Wednesday, 30 November 2022

Joint Oireachtas Committee on Agriculture, Food and the Marine

Impact of Peat Shortages on the Horticulture Industry: Discussion (Resumed)

Mr. Seamus Boland:

I thank Deputy Flaherty for the kind words.

What we have to understand is that peat required for normal horticulture, rather than mushrooms, should be more easily found and more easily available. I believe it is. However, as I said and as the Deputy picked up, I am afraid the problem is the mistrust or lack of confidence in the planning industry. Unfortunately, many of the potential suppliers do not want to engage in that because of the hassle they feel it causes them. There is no particular reason we would not increase the number of counties. That is a consideration and maybe you would get a greater buy-in. We said it too, simply because we wanted to try to allow the process to go a little quicker. If you bring in three or four more local authorities that involves the machinery of each of those authorities and people need to be in place. I know at the last sitting on this issue Deputy Fitzmaurice pointed out that planners and local authorities are under fire as it is. The barriers are that if there are more local authorities involved it will take longer to do.
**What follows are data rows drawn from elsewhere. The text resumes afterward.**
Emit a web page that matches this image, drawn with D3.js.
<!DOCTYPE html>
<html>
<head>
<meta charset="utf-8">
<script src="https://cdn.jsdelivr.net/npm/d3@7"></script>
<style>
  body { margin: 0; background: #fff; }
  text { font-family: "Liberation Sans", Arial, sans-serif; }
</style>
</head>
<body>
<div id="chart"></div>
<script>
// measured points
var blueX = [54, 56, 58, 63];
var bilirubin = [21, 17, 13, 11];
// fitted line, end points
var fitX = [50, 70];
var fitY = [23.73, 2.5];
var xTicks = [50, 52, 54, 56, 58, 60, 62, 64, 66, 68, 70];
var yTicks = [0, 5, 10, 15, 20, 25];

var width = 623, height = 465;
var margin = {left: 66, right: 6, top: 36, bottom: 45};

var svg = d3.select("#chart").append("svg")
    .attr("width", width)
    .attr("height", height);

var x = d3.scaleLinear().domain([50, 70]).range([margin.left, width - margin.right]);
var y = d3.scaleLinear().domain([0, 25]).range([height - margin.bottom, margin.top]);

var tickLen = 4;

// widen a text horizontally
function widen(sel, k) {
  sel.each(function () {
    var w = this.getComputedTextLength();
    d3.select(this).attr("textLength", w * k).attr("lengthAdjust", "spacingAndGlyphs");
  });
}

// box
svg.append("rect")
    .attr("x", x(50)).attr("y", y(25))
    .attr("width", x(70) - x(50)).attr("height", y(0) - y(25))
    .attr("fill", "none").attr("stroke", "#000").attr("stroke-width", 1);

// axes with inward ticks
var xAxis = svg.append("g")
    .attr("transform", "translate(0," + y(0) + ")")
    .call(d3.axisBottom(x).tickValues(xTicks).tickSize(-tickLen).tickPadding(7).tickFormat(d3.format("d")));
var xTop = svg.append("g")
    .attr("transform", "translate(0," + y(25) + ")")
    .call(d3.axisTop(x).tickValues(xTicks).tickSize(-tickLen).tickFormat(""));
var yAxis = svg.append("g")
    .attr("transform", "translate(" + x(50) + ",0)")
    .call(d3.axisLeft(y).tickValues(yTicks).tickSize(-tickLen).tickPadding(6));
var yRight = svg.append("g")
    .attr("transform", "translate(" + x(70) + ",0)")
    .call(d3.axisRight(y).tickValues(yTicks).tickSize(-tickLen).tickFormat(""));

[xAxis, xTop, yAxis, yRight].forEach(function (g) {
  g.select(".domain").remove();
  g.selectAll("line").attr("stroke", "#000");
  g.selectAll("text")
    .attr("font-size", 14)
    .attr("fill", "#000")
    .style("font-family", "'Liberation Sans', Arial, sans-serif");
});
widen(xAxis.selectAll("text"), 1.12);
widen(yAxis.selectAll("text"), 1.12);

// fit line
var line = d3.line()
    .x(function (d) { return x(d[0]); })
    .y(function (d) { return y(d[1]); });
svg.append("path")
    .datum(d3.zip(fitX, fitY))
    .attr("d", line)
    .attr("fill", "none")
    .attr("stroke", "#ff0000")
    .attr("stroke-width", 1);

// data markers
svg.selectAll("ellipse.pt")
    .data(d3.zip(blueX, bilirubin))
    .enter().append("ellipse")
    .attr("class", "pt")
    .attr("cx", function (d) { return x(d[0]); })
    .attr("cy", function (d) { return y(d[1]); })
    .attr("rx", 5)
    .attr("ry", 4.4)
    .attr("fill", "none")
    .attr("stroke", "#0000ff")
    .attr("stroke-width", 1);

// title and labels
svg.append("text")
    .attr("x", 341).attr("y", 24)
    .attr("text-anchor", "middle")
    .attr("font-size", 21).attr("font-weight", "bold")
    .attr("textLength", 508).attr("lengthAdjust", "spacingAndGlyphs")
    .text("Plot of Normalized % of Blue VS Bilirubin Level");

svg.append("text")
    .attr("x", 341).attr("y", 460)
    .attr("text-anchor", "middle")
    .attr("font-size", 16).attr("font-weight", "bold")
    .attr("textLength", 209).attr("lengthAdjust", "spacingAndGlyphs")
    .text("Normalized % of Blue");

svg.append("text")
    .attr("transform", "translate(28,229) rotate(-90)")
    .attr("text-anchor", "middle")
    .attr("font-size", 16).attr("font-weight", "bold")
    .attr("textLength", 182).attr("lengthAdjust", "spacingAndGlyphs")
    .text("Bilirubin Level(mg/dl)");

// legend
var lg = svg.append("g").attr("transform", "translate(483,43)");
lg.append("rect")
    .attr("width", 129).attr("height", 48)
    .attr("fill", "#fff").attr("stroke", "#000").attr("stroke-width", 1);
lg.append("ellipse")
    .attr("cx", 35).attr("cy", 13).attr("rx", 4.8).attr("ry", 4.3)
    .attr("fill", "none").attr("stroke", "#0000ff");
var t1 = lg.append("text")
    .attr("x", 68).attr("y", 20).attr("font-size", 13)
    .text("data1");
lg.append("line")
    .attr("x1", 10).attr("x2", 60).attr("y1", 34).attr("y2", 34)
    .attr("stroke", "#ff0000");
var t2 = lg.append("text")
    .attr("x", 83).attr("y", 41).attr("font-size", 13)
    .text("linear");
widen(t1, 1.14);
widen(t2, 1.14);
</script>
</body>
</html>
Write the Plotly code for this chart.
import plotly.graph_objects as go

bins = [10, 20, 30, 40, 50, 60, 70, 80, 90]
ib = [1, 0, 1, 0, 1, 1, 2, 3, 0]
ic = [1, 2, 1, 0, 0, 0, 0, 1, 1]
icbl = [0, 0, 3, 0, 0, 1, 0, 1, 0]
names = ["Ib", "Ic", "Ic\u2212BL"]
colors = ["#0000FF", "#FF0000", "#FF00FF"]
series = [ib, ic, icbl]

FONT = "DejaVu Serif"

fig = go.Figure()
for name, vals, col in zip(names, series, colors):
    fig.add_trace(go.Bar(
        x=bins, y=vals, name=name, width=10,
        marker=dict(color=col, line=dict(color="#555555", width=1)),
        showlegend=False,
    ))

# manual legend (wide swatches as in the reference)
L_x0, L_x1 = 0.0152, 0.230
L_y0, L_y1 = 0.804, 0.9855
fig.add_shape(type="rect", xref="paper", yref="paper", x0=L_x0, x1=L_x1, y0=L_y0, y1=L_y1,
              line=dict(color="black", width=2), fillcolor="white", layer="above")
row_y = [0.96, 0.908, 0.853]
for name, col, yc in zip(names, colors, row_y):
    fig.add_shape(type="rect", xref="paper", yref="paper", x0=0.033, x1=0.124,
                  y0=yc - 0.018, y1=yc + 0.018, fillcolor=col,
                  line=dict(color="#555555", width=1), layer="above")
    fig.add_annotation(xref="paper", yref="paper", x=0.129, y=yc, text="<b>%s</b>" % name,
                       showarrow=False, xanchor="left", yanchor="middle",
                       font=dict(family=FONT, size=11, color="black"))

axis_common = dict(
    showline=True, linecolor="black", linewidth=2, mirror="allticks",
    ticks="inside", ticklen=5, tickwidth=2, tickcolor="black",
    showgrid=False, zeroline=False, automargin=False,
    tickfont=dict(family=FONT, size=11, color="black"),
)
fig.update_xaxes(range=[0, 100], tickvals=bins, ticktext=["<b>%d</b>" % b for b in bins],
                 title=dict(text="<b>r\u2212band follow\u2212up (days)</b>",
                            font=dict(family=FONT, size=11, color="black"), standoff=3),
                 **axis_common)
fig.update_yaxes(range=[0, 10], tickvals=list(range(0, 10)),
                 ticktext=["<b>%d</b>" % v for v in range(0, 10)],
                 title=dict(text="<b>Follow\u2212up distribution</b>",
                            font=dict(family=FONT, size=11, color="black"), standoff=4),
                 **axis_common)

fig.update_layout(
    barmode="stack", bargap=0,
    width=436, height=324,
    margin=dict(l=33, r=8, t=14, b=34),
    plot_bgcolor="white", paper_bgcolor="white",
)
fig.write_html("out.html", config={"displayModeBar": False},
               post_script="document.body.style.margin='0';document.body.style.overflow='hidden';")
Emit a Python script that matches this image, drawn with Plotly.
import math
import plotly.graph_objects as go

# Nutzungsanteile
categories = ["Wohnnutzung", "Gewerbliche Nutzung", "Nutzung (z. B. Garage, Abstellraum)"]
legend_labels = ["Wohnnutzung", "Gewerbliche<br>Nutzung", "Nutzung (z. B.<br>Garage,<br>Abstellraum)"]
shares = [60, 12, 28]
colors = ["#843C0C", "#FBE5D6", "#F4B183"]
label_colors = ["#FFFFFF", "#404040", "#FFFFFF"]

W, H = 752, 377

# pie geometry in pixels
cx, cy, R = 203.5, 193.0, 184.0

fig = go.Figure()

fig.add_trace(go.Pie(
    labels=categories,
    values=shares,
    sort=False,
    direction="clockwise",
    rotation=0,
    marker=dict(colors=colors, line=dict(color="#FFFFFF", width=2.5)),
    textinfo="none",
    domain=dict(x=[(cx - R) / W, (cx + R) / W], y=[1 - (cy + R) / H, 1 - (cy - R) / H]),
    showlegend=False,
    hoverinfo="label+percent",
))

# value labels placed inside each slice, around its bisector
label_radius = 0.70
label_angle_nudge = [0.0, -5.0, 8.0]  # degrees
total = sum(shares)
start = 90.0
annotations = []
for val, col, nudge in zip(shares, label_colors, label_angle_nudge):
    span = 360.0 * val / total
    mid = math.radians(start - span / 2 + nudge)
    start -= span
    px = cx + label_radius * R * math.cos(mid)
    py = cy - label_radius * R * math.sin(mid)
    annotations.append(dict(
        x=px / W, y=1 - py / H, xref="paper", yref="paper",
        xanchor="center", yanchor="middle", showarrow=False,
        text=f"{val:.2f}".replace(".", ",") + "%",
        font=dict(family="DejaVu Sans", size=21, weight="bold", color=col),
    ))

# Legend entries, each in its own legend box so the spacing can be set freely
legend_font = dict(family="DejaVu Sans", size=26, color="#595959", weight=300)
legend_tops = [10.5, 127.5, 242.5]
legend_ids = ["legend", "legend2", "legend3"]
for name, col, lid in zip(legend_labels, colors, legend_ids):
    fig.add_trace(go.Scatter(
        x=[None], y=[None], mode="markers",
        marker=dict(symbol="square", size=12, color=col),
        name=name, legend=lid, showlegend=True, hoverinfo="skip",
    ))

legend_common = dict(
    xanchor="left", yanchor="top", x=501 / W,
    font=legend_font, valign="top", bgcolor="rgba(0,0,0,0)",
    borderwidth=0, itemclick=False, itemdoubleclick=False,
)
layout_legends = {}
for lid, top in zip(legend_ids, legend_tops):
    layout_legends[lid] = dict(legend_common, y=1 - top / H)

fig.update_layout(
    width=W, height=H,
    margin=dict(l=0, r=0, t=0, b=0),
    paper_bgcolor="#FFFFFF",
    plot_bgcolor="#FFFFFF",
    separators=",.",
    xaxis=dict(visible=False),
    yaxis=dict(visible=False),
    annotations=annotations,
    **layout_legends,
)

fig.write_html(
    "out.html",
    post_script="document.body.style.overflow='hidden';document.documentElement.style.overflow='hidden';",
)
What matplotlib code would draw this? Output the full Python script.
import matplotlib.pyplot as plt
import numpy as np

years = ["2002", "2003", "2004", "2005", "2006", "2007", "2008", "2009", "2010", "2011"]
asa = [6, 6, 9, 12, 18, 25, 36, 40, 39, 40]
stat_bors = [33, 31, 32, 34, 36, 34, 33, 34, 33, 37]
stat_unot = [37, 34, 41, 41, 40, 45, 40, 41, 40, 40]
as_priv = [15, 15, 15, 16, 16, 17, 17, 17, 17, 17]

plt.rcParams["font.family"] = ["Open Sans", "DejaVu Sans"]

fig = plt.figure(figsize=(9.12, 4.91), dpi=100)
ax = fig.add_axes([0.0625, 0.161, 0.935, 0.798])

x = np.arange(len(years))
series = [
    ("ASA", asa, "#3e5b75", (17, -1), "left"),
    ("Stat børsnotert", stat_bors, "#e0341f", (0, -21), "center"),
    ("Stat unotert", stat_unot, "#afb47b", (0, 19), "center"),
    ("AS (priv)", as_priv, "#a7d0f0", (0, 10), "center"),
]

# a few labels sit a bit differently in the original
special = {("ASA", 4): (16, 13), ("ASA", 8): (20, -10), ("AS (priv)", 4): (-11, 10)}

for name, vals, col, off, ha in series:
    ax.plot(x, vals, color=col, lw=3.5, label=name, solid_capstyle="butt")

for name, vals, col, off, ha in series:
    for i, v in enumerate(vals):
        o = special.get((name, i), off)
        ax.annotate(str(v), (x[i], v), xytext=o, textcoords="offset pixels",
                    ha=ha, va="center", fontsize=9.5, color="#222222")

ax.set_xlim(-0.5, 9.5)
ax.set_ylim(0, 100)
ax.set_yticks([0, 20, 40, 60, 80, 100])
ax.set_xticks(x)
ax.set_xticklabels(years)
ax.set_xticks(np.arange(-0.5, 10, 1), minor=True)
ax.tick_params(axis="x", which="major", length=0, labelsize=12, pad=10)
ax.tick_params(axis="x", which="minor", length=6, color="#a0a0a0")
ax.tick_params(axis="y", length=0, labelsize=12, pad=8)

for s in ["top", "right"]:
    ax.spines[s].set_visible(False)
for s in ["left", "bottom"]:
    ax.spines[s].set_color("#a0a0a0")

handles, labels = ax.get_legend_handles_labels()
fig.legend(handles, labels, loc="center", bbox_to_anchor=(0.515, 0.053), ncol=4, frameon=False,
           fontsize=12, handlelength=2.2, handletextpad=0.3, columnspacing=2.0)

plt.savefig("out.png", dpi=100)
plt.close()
What we wanted to do was basically supported by Cabinet. It was to pick one or two areas, guide the process and put the experts together, and give support to those who want to submit their properties for this planning exemption. They would not be losing sleep at night because they are worried about the costs, etc. We can at least try to simplify what is a very complex planning system. Two counties might make it happen quicker. There would still be the same expertise, but because you are not covering all four or five you do not have the same delay.

Deputy Flaherty was right to point out that we need to crack this nut very quickly, and I would argue that with support at Cabinet level this could happen.